NFIB Legal Center’s Executive Director Testifies in Support of Supreme Court Nominee Neil Gorsuch

Date: April 04, 2017

Last week Karen Harned, Executive Director of the NFIB Small Business Legal Center, testified before the Senate Judiciary Committee and explained why NFIB supports the nomination of Judge Gorsuch to the Supreme Court. Harned focused her testimony on Judge Gorsuch’s record, which has consistently noted concerns over the breakdown in the separation of powers—a problem that we’ve identified repeatedly. We’re facing a systemic problem, as the regulatory state (or “the Fourth Branch of Government”) is all pervasive in our lives. This is especially true in the business community, and all the more so for small business owners struggling to keep pace with the rising tide of regulations, and the tumult of ever-changing rules and standards.

Harned explained that NFIB joins with Judge Gorsuch’s apparent skepticism toward the deferential approach that the Supreme Court has shown—for over thirty years—in regulatory cases. In 1984, the Supreme Court handed-down its infamous decision in Chevron U.S.A. v. NRDC—siding with the Environmental Protection Agency’s interpretation of the Clean Air Act, incidentally at a time when Gorsuch’s mother served as EPA Administrator. In so doing, the Supreme Court said that courts should differ to an agency’s interpretation so long as there is some degree of ambiguity in the statutory text, and the agency’s interpretation is “reasonable.” Unfortunately, lawyers excel at finding ambiguity in language that normal people (i.e., those untainted by formal legal training) might think crystal clear. And once the agency succeeds in convincing a court that there is some ‘ambiguity’ in the statutory text, the courts usually end up adopting the agency’s interpretation.

Today Chevron represents a major thorn in the side of the small business community. Indeed, the Obama Administration relied on the Chevron doctrine when it advanced controversial interpretations of federal law to tighten environmental controls and labor standards, and we can expect future administrations to do the same if Congress refuses to enact the president’s policy initiatives. Of course, federal bureaucrats love Chevron because it means that courts likely won’t second guess the agency’s interpretation. But we believe courts should say what the law is—meaning that they shouldn’t simply rubber-stamp agency pronouncements of law. In fact, Chevron has led to a major breakdown in our constitutional system precisely because Chevron requires judges to abdicate their judicial role if the agency’s interpretation is even plausible. Instead Courts should decide upon the best interpretation, considering agency views only to the extent they may be persuasive.

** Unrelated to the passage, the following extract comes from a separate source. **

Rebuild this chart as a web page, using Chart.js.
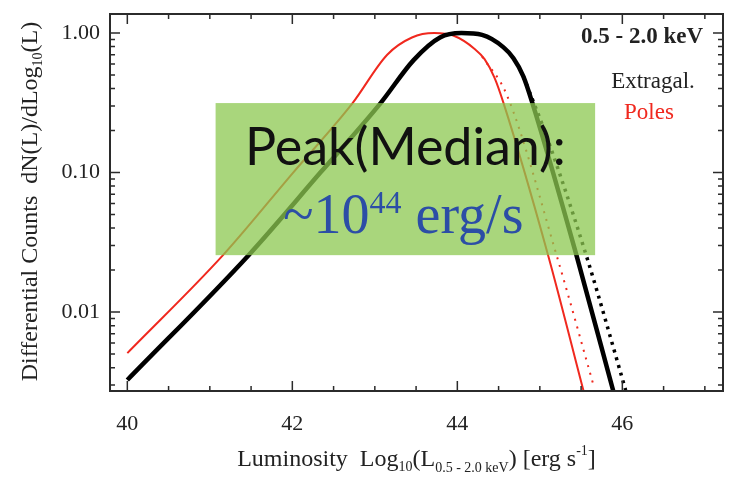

The good news is that, if confirmed, we believe that Judge Gorsuch might join others on the Court and reconsider Chevron. Overturning Chevron would be a game changer and would go a long way in keeping federal bureaucrats honest. If they knew that they would not automatically get deference, federal agencies would tread more carefully when interpreting federal statutes. Instead, as things stand today, with Chevron in place, agencies all too often get away with controversial interpretations aimed at furthering the president’s policy goals rather than the goals that Congress had in mind for the American people. In fact, in those cases, the agency is usually compromising or undermining the legislative compromise hammered out in the text.